Химеричность тела, химеричность голоса оказываются способом достичь границ мыслимого. Дубляж действует в том же ключе, и сходство это возникает в результате химерической нестабильности его конгломератов. Мы не можем вообразить двух актеров в одном теле, как нельзя себе представить Хуану Гонсалес, играющую Грету Гарбо, играющую королеву Кристину. Кроме того, голос, будучи физически воспринимаемой акустической субстанцией, не имеет тела. Он физически дан и бестелесен (он требует тела, как певица у Адорно). В чужом теле он живет как настоящая химера. Подпись Джекиля-Хайда — достоверный знак, так как она телесна, явлена нам графически и не может выражать раздвоенности, в то время как голос, лишившись тела, является единственно подлинным знаком монстра, невообразимого.
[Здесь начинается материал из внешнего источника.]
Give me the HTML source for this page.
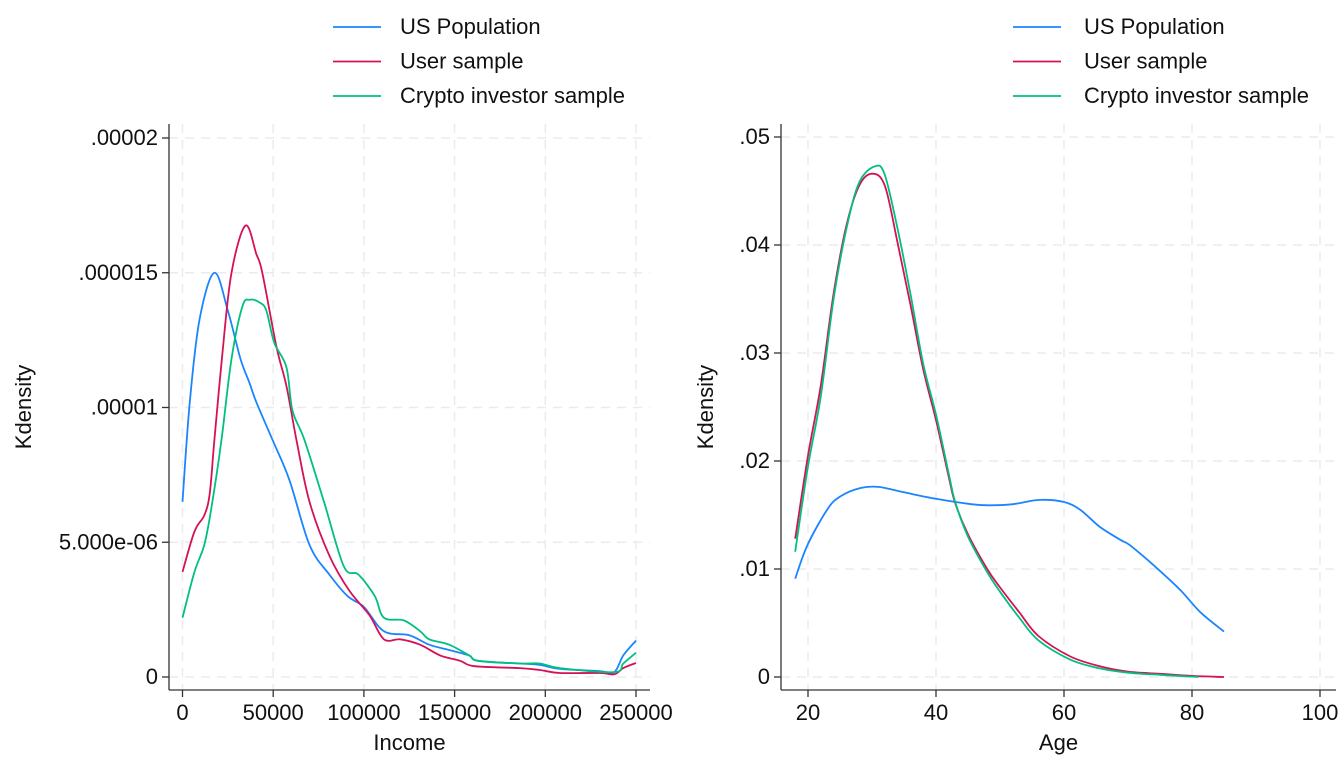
<!DOCTYPE html>
<html><head><meta charset="utf-8"><style>
body{margin:0;background:#fff;}
svg{font-family:"Liberation Sans",Arial,sans-serif;}
</style></head><body>
<svg id="c" width="1341" height="759" xmlns="http://www.w3.org/2000/svg"></svg>
<script>
// ---- Income panel data (density in units of 1e-6) ----
const incUSx=[0,4000,9500,17600,25000,32000,37000,40700,49600,59000,70000,81000,91000,100000,111000,125000,136000,147000,158000,163000,186000,197000,208000,230000,238000,243000,250000];
const incUSy=[6.5,10.2,13.3,15.0,13.6,11.8,10.9,10.2,8.8,7.3,4.9,3.8,3.0,2.6,1.7,1.55,1.2,1.0,0.8,0.6,0.5,0.45,0.3,0.22,0.18,0.8,1.35];
const incUserX=[0,6600,12000,15000,17600,22000,27000,34700,40700,44000,51800,57300,62800,70000,81000,92000,103000,111000,120000,131000,142000,153000,161000,186000,197000,208000,230000,238000,243000,250000];
const incUserY=[3.9,5.4,6.0,6.8,8.8,12.0,15.0,16.75,15.7,15.0,12.25,10.8,8.8,6.5,4.5,3.2,2.3,1.4,1.4,1.2,0.8,0.6,0.4,0.33,0.26,0.15,0.15,0.1,0.33,0.52];
const incCrX=[0,6600,12000,16000,21500,27000,33000,37000,42400,46200,50600,57300,60600,67200,78000,89000,97000,106000,111000,122000,131000,136000,147000,158000,163000,186000,197000,208000,238000,243000,250000];
const incCrY=[2.2,3.9,4.9,6.3,8.8,11.8,13.75,14.0,13.9,13.6,12.4,11.5,9.9,8.8,6.5,4.1,3.8,3.0,2.2,2.1,1.7,1.4,1.2,0.8,0.6,0.5,0.5,0.33,0.18,0.5,0.9];
const incXTicks=[0,50000,100000,150000,200000,250000];
const incYTicks=[0,5,10,15,20];
const incYLabels=["0","5.000e-06",".00001",".000015",".00002"];
// ---- Age panel data ----
const ageUSx=[18,19.9,23,25,28.2,31,35,40,45.5,48.4,52,56.2,60,62.5,65.6,68.8,70.3,73.9,78.1,81.3,85];
const ageUSy=[0.0091,0.0122,0.0155,0.0167,0.0175,0.0176,0.0171,0.0165,0.016,0.0159,0.016,0.0164,0.0162,0.0155,0.0139,0.0127,0.0122,0.0104,0.0081,0.006,0.0042];
const ageUserX=[18,20,22,24,26,28,30,32,34,36,38,40,42,43,45,48,50,53,56,61,65.6,70,75,80,85];
const ageUserY=[0.0128,0.0205,0.027,0.0355,0.0418,0.0455,0.0466,0.0455,0.0402,0.0345,0.0285,0.0238,0.0185,0.0161,0.0132,0.010,0.0083,0.006,0.0038,0.0019,0.001,0.0005,0.0003,0.0001,0];
const ageCrX=[18,20,22,24,26,28,30.5,32,34,36,38,40,42,43,45,48,50,53,56,61,65.6,70,75,81];
const ageCrY=[0.0116,0.0195,0.026,0.035,0.0415,0.0458,0.0473,0.0465,0.0415,0.0355,0.029,0.0243,0.0188,0.0162,0.013,0.0097,0.0079,0.0055,0.0034,0.0016,0.0008,0.0004,0.0002,0];
const ageXTicks=[20,40,60,80,100];
const ageYTicks=[0,0.01,0.02,0.03,0.04,0.05];
const ageYLabels=["0",".01",".02",".03",".04",".05"];
const seriesNames=["US Population","User sample","Crypto investor sample"];
const colors=["#1a85ff","#d41159","#00c07f"];

const svg=document.getElementById('c');
const NS="http://www.w3.org/2000/svg";
function el(tag,attrs,parent){const e=document.createElementNS(NS,tag);for(const k in attrs)e.setAttribute(k,attrs[k]);(parent||svg).appendChild(e);return e;}
function smooth(P){
  let d='M'+P[0][0].toFixed(1)+','+P[0][1].toFixed(1);
  for(let i=0;i<P.length-1;i++){
    const p0=P[i-1]||P[i],p1=P[i],p2=P[i+1],p3=P[i+2]||P[i+1];
    const c1=[p1[0]+(p2[0]-p0[0])/6,p1[1]+(p2[1]-p0[1])/6];
    const c2=[p2[0]-(p3[0]-p1[0])/6,p2[1]-(p3[1]-p1[1])/6];
    d+=' C'+c1.map(v=>v.toFixed(1)).join(',')+' '+c2.map(v=>v.toFixed(1)).join(',')+' '+p2[0].toFixed(1)+','+p2[1].toFixed(1);
  }
  return d;
}
const FS=22;
function panel(p){
  const g=el('g',{});
  
  
  const sx=v=>p.x0+(v-p.xmin)*(p.x1-p.x0)/(p.xmax-p.xmin);
  const sy=v=>p.y0+(v-p.ymin)*(p.y1-p.y0)/(p.ymax-p.ymin);
  p.yt.forEach(t=>{const l=el('line',{x1:p.axL,x2:p.axR,y1:sy(t),y2:sy(t),stroke:'#ebebeb','stroke-width':1.5,'stroke-dasharray':'9,7'},g);
    });
  p.xt.forEach(t=>{const l=el('line',{x1:sx(t),x2:sx(t),y1:p.axT,y2:p.axB,stroke:'#ebebeb','stroke-width':1.5,'stroke-dasharray':'9,7'},g);
    });
  const ya=el('line',{x1:p.axL,x2:p.axL,y1:p.axT,y2:p.axB,stroke:'#333','stroke-width':1.3},g);
  
  const xa=el('line',{x1:p.axL,x2:p.axR,y1:p.axB,y2:p.axB,stroke:'#333','stroke-width':1.3},g);
  
  p.yt.forEach((t,i)=>{el('line',{x1:p.axL-7,x2:p.axL,y1:sy(t),y2:sy(t),stroke:'#333','stroke-width':1.3},g);
    const tx=el('text',{x:p.axL-11,y:sy(t)+7,'text-anchor':'end','font-size':FS,fill:'#111'},g);tx.textContent=p.yl[i];
    });
  p.xt.forEach(t=>{el('line',{x1:sx(t),x2:sx(t),y1:p.axB,y2:p.axB+7,stroke:'#333','stroke-width':1.3},g);
    const tx=el('text',{x:sx(t),y:p.axB+30,'text-anchor':'middle','font-size':FS,fill:'#111'},g);tx.textContent=String(t);
    });
  const xt=el('text',{x:(p.axL+p.axR)/2,y:750,'text-anchor':'middle','font-size':FS,fill:'#111'},g);xt.textContent=p.xtitle;
  
  const yt=el('text',{x:p.ytx,y:407,'text-anchor':'middle','font-size':FS,fill:'#111',transform:`rotate(-90 ${p.ytx} 407)`},g);yt.textContent='Kdensity';
  
  p.series.forEach((s,i)=>{
    const P=s[0].map((x,j)=>[sx(x),sy(s[1][j])]);
    const pl=el('path',{d:smooth(P),fill:'none',stroke:colors[i],'stroke-width':1.8,'stroke-linejoin':'round'},g);
    
    
  });
  seriesNames.forEach((n,i)=>{const y=27+i*34.5;
    const lg=el('g',{},g);
    
    el('line',{x1:p.legX,x2:p.legX+48,y1:y,y2:y,stroke:colors[i],'stroke-width':1.8},lg);
    const t=el('text',{x:p.legT,y:y+7,'font-size':FS,fill:'#111'},lg);t.textContent=n;});
}
panel({name:'income-panel',xmin:0,xmax:250000,x0:182.5,x1:636,ymin:0,ymax:20,y0:677,y1:138,
  axL:169,axR:650,axT:124,axB:690,xt:incXTicks,yt:incYTicks,yl:incYLabels,xtitle:'Income',ytx:31,legX:333,legT:400,
  series:[[incUSx,incUSy],[incUserX,incUserY],[incCrX,incCrY]]});
panel({name:'age-panel',xmin:20,xmax:100,x0:808,x1:1320,ymin:0,ymax:0.05,y0:677,y1:137,
  axL:781,axR:1336,axT:124,axB:690,xt:ageXTicks,yt:ageYTicks,yl:ageYLabels,xtitle:'Age',ytx:713,legX:1013,legT:1084,
  series:[[ageUSx,ageUSy],[ageUserX,ageUserY],[ageCrX,ageCrY]]});
</script>
</body></html>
В силу этого превращение Джекиля в Хайда требует только «двух-трех фонетических поправок».

вернуться

101

Явление химеричности может быть связано с интертекстуальностью. Химера — это монстр, составленный из фрагментов иных текстов. Она не существует нигде, так как существует между текстами. См. о книжном, интертекстуальном характере флоберовской фантазии в «Искушении святого Антония» и книжности флоберовской тератологии: Фуко 1994:293–325.